On 12/03/2014 01:33 PM, Gordan Bobic wrote:
On 2014-12-03 12:54, Robert Moskowitz wrote:
On 12/03/2014 02:49 AM, Gordan Bobic wrote:
On 12/03/2014 04:06 AM, Robert Moskowitz wrote:
Well I finally realized why no history for user root.

/root/.bash_history is linked to /dev/null

What is the reason for this?  Is it for security reasons?

Yes.

What is the security vulnerablity?

It is to mitigate the risk of potentially compromsing another
machine should the local machine become compromised. Consider
the case when you are connecting to a remote MySQL server:

mysql -h remotehost -uusername -ppassword

If you do that, the hostname, username and password will be
saved in ~/.bash_history, and if the local machine gets
compromised it can lead to the attacker also gaining access
to services on another machine.

thanks for this, Gordon.  Kind of obvious once it is stuck in your face.
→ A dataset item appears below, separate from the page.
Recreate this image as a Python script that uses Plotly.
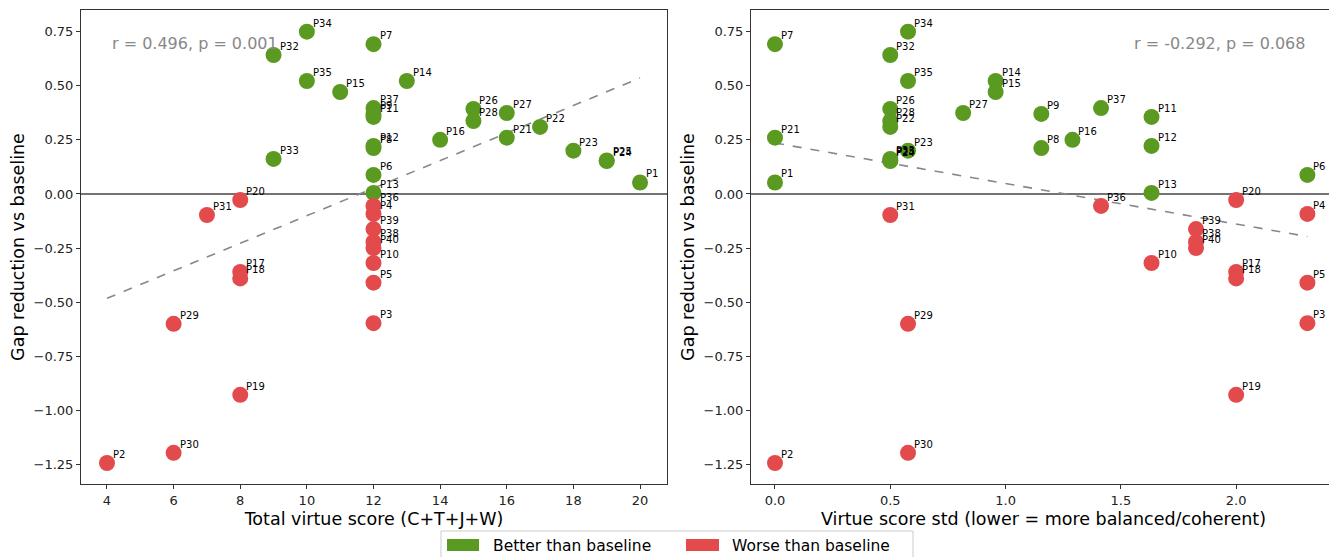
import numpy as np
import plotly.graph_objects as go

participants = [f"P{i}" for i in range(1, 41)]
total_score = [20, 4, 12, 12, 12, 12, 12, 12, 12, 12,
               12, 12, 12, 13, 11, 14, 8, 8, 8, 8,
               16, 17, 18, 19, 19, 15, 16, 15, 6, 6,
               7, 9, 9, 10, 10, 12, 12, 12, 12, 12]
std_score = [0.0, 0.0, 2.309, 2.309, 2.309, 2.309, 0.0, 1.155, 1.155, 1.633,
             1.633, 1.633, 1.633, 0.957, 0.957, 1.29, 2.0, 2.0, 2.0, 2.0,
             0.0, 0.5, 0.577, 0.5, 0.5, 0.5, 0.816, 0.5, 0.577, 0.577,
             0.5, 0.5, 0.5, 0.577, 0.577, 1.414, 1.414, 1.826, 1.826, 1.826]
gap_reduction = [0.053, -1.243, -0.597, -0.092, -0.41, 0.088, 0.692, 0.212, 0.37, -0.319,
                 0.356, 0.222, 0.005, 0.522, 0.471, 0.25, -0.36, -0.39, -0.928, -0.028,
                 0.26, 0.31, 0.2, 0.152, 0.155, 0.393, 0.374, 0.337, -0.6, -1.196,
                 -0.097, 0.642, 0.162, 0.75, 0.522, -0.055, 0.397, -0.222, -0.162, -0.25]
stats_left = "r = 0.496, p = 0.001"
stats_right = "r = -0.292, p = 0.068"
legend_labels = ["Better than baseline", "Worse than baseline"]

GREEN = "#5b9a20"
RED = "#e24a4c"
W, H = 1337, 557
OFF = 8  # page body margin

gap = np.array(gap_reduction)
colors = [GREEN if g > 0 else RED for g in gap_reduction]

fig = go.Figure()

panels = [(total_score, "x", "y"), (std_score, "x2", "y2")]
for xs, xr, yr in panels:
    xa = np.array(xs, dtype=float)
    k, b = np.polyfit(xa, gap, 1)
    lx = np.array([xa.min(), xa.max()])
    fig.add_trace(go.Scatter(x=lx, y=k * lx + b, mode="lines", xaxis=xr, yaxis=yr,
                             line=dict(color="#888888", width=1.6, dash="dash"),
                             showlegend=False, hoverinfo="skip"))
    fig.add_trace(go.Scatter(x=xs, y=gap_reduction, mode="markers", xaxis=xr, yaxis=yr,
                             marker=dict(size=16, color=colors, line=dict(width=0)),
                             text=participants, showlegend=False))
    for name, xv, yv in zip(participants, xs, gap_reduction):
        fig.add_annotation(x=xv, y=yv, xref=xr, yref=yr, text=name, showarrow=False,
                           xanchor="left", yanchor="bottom", xshift=4, yshift=1,
                           font=dict(size=10, color="black"))

def px(v):
    return (v - OFF) / W

def py(v):
    return 1 - (v - OFF) / H

ydom = [py(484), py(10)]
axis_common = dict(showline=True, linecolor="#333333", linewidth=1, mirror=True,
                   ticks="outside", ticklen=4, tickcolor="#333333", showgrid=False,
                   zeroline=False, tickfont=dict(size=13, color="#222222"))
ytickvals = [-1.25, -1.0, -0.75, -0.5, -0.25, 0, 0.25, 0.5, 0.75]
yticktext = ["−1.25", "−1.00", "−0.75", "−0.50", "−0.25", "0.00", "0.25", "0.50", "0.75"]

fig.update_layout(
    width=W, height=H, autosize=False,
    margin=dict(l=0, r=0, t=0, b=0),
    paper_bgcolor="white", plot_bgcolor="white",
    font=dict(family="DejaVu Sans", color="black"),
    xaxis=dict(domain=[px(81), px(667)], range=[3.22, 20.81], tickvals=list(range(4, 21, 2)),
               title=dict(text="Total virtue score (C+T+J+W)", font=dict(size=17.5), standoff=6),
               anchor="y", **axis_common),
    yaxis=dict(domain=ydom, range=[-1.34, 0.85], tickvals=ytickvals, ticktext=yticktext,
               title=dict(text="Gap reduction vs baseline", font=dict(size=17.5), standoff=4),
               anchor="x", **axis_common),
    xaxis2=dict(domain=[px(751), px(1336)], range=[-0.104, 2.433], tickvals=[0, 0.5, 1.0, 1.5, 2.0],
                ticktext=["0.0", "0.5", "1.0", "1.5", "2.0"],
                title=dict(text="Virtue score std (lower = more balanced/coherent)", font=dict(size=17.5), standoff=6),
                anchor="y2", **axis_common),
    yaxis2=dict(domain=ydom, range=[-1.34, 0.85], tickvals=ytickvals, ticktext=yticktext,
                title=dict(text="Gap reduction vs baseline", font=dict(size=17.5), standoff=4),
                anchor="x2", **axis_common),
)

# zero lines
for xr, yr in [("x", "y"), ("x2", "y2")]:
    fig.add_shape(type="line", xref=f"{xr} domain", yref=yr, x0=0, x1=1, y0=0, y1=0,
                  line=dict(color="#444444", width=1.5), layer="below")

# stats text
fig.add_annotation(xref="x domain", yref="y domain", x=0.05, y=0.93, text=stats_left,
                   showarrow=False, xanchor="left", yanchor="middle",
                   font=dict(size=16, color="#888888"))
fig.add_annotation(xref="x2 domain", yref="y2 domain", x=0.95, y=0.93, text=stats_right,
                   showarrow=False, xanchor="right", yanchor="middle",
                   font=dict(size=16, color="#888888"))

# legend (manual)
fig.add_shape(type="rect", xref="paper", yref="paper", x0=px(441), x1=px(913), y0=py(565), y1=py(531),
              line=dict(color="#cccccc", width=1), fillcolor="white")
for (x0, x1, tx), col, lab in zip([(447, 479, 491), (686, 719, 730)], [GREEN, RED], legend_labels):
    fig.add_shape(type="rect", xref="paper", yref="paper", x0=px(x0), x1=px(x1), y0=py(551), y1=py(539),
                  line=dict(width=0), fillcolor=col)
    fig.add_annotation(xref="paper", yref="paper", x=px(tx), y=py(545.5), text=lab, showarrow=False,
                       xanchor="left", yanchor="middle", font=dict(size=15.5, color="black"))

fig.write_html("out.html")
Besides, you shouldn't be using the root account for anything,
you should add a regular user to the wheel group and use sudo
instead. On many distributions, the root account is disabled
by default these days.

Kind of a mixed bag on my part. Though it would seem that the user you use to do that remote access will have the same message in its .bash_history. If you only have one login user on a server, the attacker would find its bash history.